For anyone curious and with Windows (.wmv) heres an old skating edit from
sophomore year in college. Even though I edited it, there are only a couple of
clips of me, I'm the second guy that shows up.

<http://filebox.vt.edu/users/skottie/TeamCool/summermid.wmv>

Edit: I realize its a little off topic because its not about hacking but I've
equated this "feeling" to code as well. You know when you are on the right
track (design/progress) because you get that effortless "bliss" feeling.

------
char
You clearly learn valuable lessons from both; you just learn from each in
different ways.

There are an infinite number of ways to fail, each one having the potential to
teach you a valuable life/personal lesson (in addition to the lesson of 'don't
do it that way if you want to succeed').

From each success, you learn all the secrets of how to succeed in your
endeavor, which could be considered the most important lesson. However,
because there are fewer paths to success than to failure in most cases, you
may not get the same breadth of lesson-learning as you do with failures.

I believe both are valuable for everyone to experience at some point.

------
chrischen
You fail many times before you succeed once. In this case you learn more from
failure.

------
RiderOfGiraffes
Surely the whole point is to make the most of everything, take every
opportunity. Learn everything you can (that's relevant, and sometimes even if
not!) all the time. Your aim is to succeed and learn from that, but sometimes
you don't have the choice.

If you succeed - learn from it.

If you fail - learn from it.

Try to succeed. (insert gratuitous Yoda quotation)

------
SlyShy
This might be true for learning mechanical and motion related tasks, which
seems to be all they've tested here. For cognitive learning I doubt this is
true, however. If I tried to teach someone arithmetic by giving them problems
where the answer was always four he wouldn't learn at all. Learning a general
theory requires finding out what does work and what doesn't work.

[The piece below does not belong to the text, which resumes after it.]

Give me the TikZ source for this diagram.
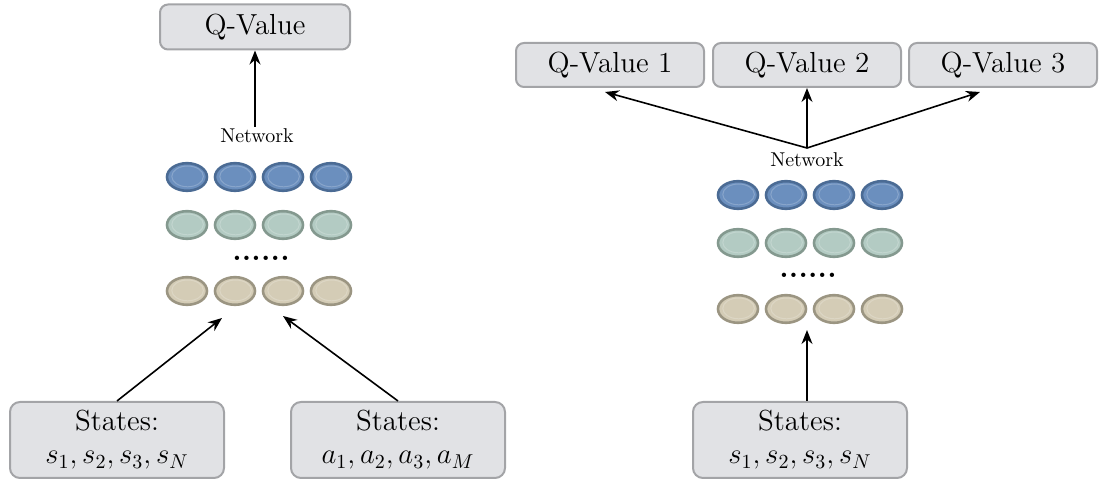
\documentclass[tikz,border=0pt]{standalone}
\usetikzlibrary{shapes.geometric,arrows.meta,calc}
\definecolor{boxfill}{HTML}{E1E2E5}
\definecolor{boxline}{HTML}{A3A4A7}
\definecolor{bluef}{HTML}{6B8FBE}
\definecolor{bluel}{HTML}{4B6B94}
\definecolor{greenf}{HTML}{B3CBC3}
\definecolor{greenl}{HTML}{84998F}
\definecolor{tanf}{HTML}{D4CCB6}
\definecolor{tanl}{HTML}{9B9582}
\tikzset{
  qbox/.style={draw=boxline, line width=1pt, fill=boxfill, rounded corners=4pt,
    minimum width=94pt, minimum height=22pt, inner sep=0pt, font=\fontsize{14.5}{16}\selectfont},
  sbox/.style={draw=boxline, line width=1pt, fill=boxfill, rounded corners=5pt,
    minimum width=107pt, minimum height=38pt, inner sep=0pt, align=center,
    font=\fontsize{14.5}{16.5}\selectfont},
  neuron/.style={ellipse, draw=#1l, line width=1.3pt, fill=#1f, minimum width=20pt,
    minimum height=13.8pt, inner sep=0pt,
    path picture={\draw[white, opacity=0.2, line width=0.5pt]
      ([xshift=0.3pt,yshift=0.3pt]path picture bounding box.center) ellipse (7.9pt and 5.2pt);}},
  netlabel/.style={font=\fontsize{10}{11}\selectfont, inner sep=1pt},
  dots/.style={font=\fontsize{15}{16}\selectfont\bfseries, inner sep=0pt},
  arr/.style={-{Stealth[length=7pt,width=5.5pt]}, line width=0.8pt, black}
}
\newcommand{\sixdots}{.\kern0.1pt.\kern0.1pt.\kern0.1pt.\kern0.1pt.\kern0.1pt.}
\begin{document}
\begin{tikzpicture}[x=0.5pt,y=-0.5pt]
\useasboundingbox (0,0) rectangle (1100,480);
% ---------- left network ----------
\node[qbox, minimum width=95pt, minimum height=22.5pt] (qL) at (255,27) {Q-Value};
\node[netlabel] (netL) at (257,136) {Network};
\foreach \x [count=\i] in {187,235,283,331}{
  \node[neuron=blue]  (lA\i) at (\x,177) {};
  \node[neuron=green] (lB\i) at (\x,225) {};
  \node[neuron=tan]   (lC\i) at (\x,291) {};
}
\node[dots] (ldots) at (261,258) {\sixdots};
\node[sbox] (sL1) at (117,440) {States:\\$s_1, s_2, s_3, s_N$};
\node[sbox] (sL2) at (398,440) {States:\\$a_1, a_2, a_3, a_M$};
\coordinate (tL1) at (222,318);
\coordinate (tL2) at (283,316);
\draw[arr] (netL.north -| qL.south) -- (qL.south);
\draw[arr] (sL1.north) -- (tL1);
\draw[arr] (sL2.north) -- (tL2);
% ---------- right network ----------
\node[qbox] (q1) at (610,65) {Q-Value 1};
\node[qbox] (q2) at (807,65) {Q-Value 2};
\node[qbox] (q3) at (1003,65) {Q-Value 3};
\node[netlabel] (netR) at (807,160) {Network};
\coordinate (hub) at (807,148);
\coordinate (t1) at (605,92);
\coordinate (t3) at (980,92);
\draw[arr] (hub) -- (t1);
\draw[arr] (hub) -- (q2.south);
\draw[arr] (hub) -- (t3);
\foreach \x [count=\i] in {738,786,834,882}{
  \node[neuron=blue]  (rA\i) at (\x,195) {};
  \node[neuron=green] (rB\i) at (\x,243) {};
  \node[neuron=tan]   (rC\i) at (\x,309) {};
}
\node[dots] (rdots) at (808,275) {\sixdots};
\node[sbox] (sR) at (800,440) {States:\\$s_1, s_2, s_3, s_N$};
\coordinate (tR) at (807,330);
\draw[arr] (sR.north -| tR) -- (tR);
\end{tikzpicture}
\end{document}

Also, I'm concerned with the correlation and causation here. Someone who
naturally bowls well is likely to have strikes and also more likely to finish
the game well. I think the real result here is that people who suck at bowling
are less consistent, more of the time.

------
hegemonicon
Needs more explanation on the actual mechanism at work. There is a
preponderance of evidence of the instructiveness of failure, and we have a
fairly good understanding of the underlying mechanism behind that (the
dopamine prediction error signal).

See here:
[http://scienceblogs.com/cortex/2009/10/learning_from_mistake...](http://scienceblogs.com/cortex/2009/10/learning_from_mistakes.php)

And here:
[http://scienceblogs.com/cortex/2009/07/over_at_the_times_ben...](http://scienceblogs.com/cortex/2009/07/over_at_the_times_benedict.php)

Anyone have a link to the original (ungated) paper?

------
justin_hancock
This is misleading, you essentially you learn from positive experience not
necessarily success. You learned from the teachers who encouraged than those
that didn't.

------
joeythibault
Sounds eerily familiar to the SvN mantra (37signals). I think the point is
that momentum can be exhilarating while even the smallest missteps can really
set a company back. Which is why, as a startup you need to positively
reinforce your staff, remind people of/tout the little successes and mitigate
the failures. Momentum is important for morale (and future successes).